What is #f(x) = int xe^(x^2-1)-x^2e^x dx# if #f(2) = 7 #?

1 Answer
Mar 30, 2017

#f(x)=e^(x^2-1)/2-e^x(x^2-2x+2)+2e^2-e^3/2+7#

Explanation:

Remember that #\int\ f(x)+-g(x)\ dx=\int\ f(x)\ dx+-\int\ g(x) dx#.

We can separate the integral into #\int\ xe^(x^2-1)\ dx-\int\ x^2e^x\ dx#.

First Integral: #\int\ xe^(x^2-1)\ dx#
For the first integral, we apply a substitution of #u=x^2-1#. Then, #du=2x\ dx#, or #dx=(du)/(2x)#.

We substitute these values into the integral: #\int\ (xe^u\ du)/(2x)=\int\ e^u/2\ du=e^u/2+C#. Substituting #u=x^2-1# in, we get #e^(x^2-1)/2+C#.

Second Integral: #\int\ x^2e^x\ dx#
We apply integration by parts here: #\int\ u\ dv=uv-\int\ v\ du#. Following the LIATE rule, we set #u=x^2# and #dv=e^x#. Then, #du=2x# and #v=e^x#.

Substituting these in, we get #\int\ x^2e^x\ dx=x^2e^x-\int\ e^x2x\ dx#. We use integration by parts again.

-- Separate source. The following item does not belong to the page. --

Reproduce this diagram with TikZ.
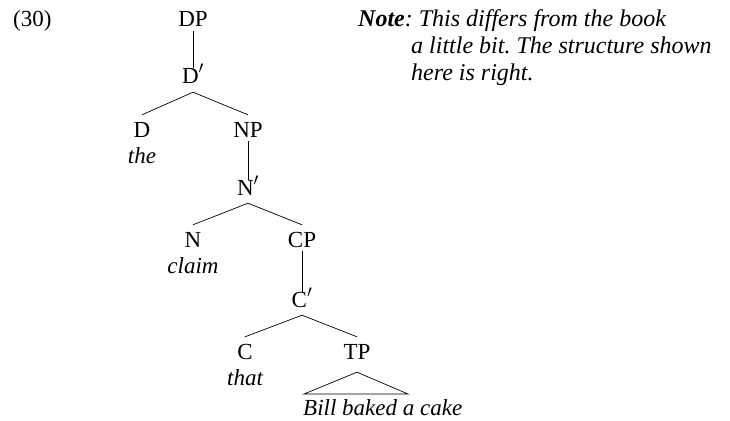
\documentclass[tikz,border=0pt]{standalone}
\usepackage{fontspec}
\setmainfont{Liberation Serif}
\frenchspacing
\newcommand\treesize{\fontsize{23}{27}\selectfont}
\newcommand\notesize{\fontsize{24}{27}\selectfont}
\begin{document}
\begin{tikzpicture}[x=1pt,y=-1pt,
  lab/.style={inner sep=0pt, text height=15pt, text depth=4pt, anchor=base, font=\treesize},
  word/.style={inner sep=0pt, anchor=base, font=\treesize\itshape},
  note/.style={inner sep=0pt, anchor=base west, font=\notesize\itshape},
  branch/.style={line width=0.7pt}]
\useasboundingbox (0,0) rectangle (730,420);

% example number
\node[inner sep=0pt, anchor=base west, font=\treesize] (num) at (13,27) {(30)};

% tree labels
\node[lab] (DP)   at (193,27)  {DP};
\node[lab] (Dbar) at (193,83)  {D$'$};
\node[lab] (D)    at (142,137) {D};
\node[word] (the) at (142,163) {the};
\node[lab] (NP)   at (248,137) {NP};
\node[lab] (Nbar) at (248,195) {N$'$};
\node[lab] (N)    at (193,247) {N};
\node[word] (claim) at (193,273) {claim};
\node[lab] (CP)   at (302,247) {CP};
\node[lab] (Cbar) at (302,307) {C$'$};
\node[lab] (C)    at (245,359) {C};
\node[word] (that) at (245,385) {that};
\node[lab] (TP)   at (357,359) {TP};
\node[word, anchor=base west] (BBC) at (303,415) {Bill baked a cake};

% unary branches
\draw[branch] (DP.south) -- (Dbar.north);
\draw[branch] (NP.south) -- (Nbar.north);
\draw[branch] (CP.south) -- (Cbar.north);

% binary branches
\draw[branch] ([yshift=7pt]D.north) -- ([yshift=-5pt]Dbar.south) -- ([yshift=7pt]NP.north);
\draw[branch] ([yshift=7pt]N.north) -- ([yshift=-4pt]Nbar.south) -- ([yshift=7pt]CP.north);
\draw[branch] ([yshift=7pt]C.north) -- ([yshift=-4pt]Cbar.south) -- ([yshift=7pt]TP.north);

% roof over the TP
\coordinate (roofL) at ([xshift=1pt,yshift=21pt]BBC.base west);
\coordinate (roofR) at ([xshift=104pt]roofL);
\draw[branch] ([yshift=-9pt]TP.south) -- (roofR) -- (roofL) -- cycle;

% side note
\node[note] (note1) at (358,27) {\textbf{Note}: This differs from the book};
\node[note] (note2) at (411,54) {a little bit. The structure shown};
\node[note] (note3) at (411,81) {here is right.};
\end{tikzpicture}
\end{document}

This time, #u=2x#, #dv=e^x#, #du=2#, and #v=e^x#.

Then, #\int\ e^x\2x\ dx=2xe^x-\int\ 2e^x\ dx=2xe^x-2e^x+C#.

We substitute this back in: #\int\ x^2e^x\ dx=x^2e^x-\int\ e^x2x\ dx=x^2e^x-2xe^x+2e^x+C#.

Finally, we bring everything back together: #\int\ xe^(x^2-1)\ dx-\int\ x^2e^x\ dx=e^(x^2-1)/2-x^2e^x+2xe^x-2e^x+C=e^(x^2-1)/2-e^x(x^2-2x+2)+C#.

We are given one condition that f(2)=7. Therefore, when #x=2#, #e^(x^2-1)/2-e^x(x^2-2x+2)+C=7#. We need to find the constant #C# such that #-2e^2+e^3/2+C=7#. Solving this, we get that #C=7+2e^2-e^3/2#.

Therefore, #f(x)=e^(x^2-1)/2-e^x(x^2-2x+2)+2e^2-e^3/2+7#.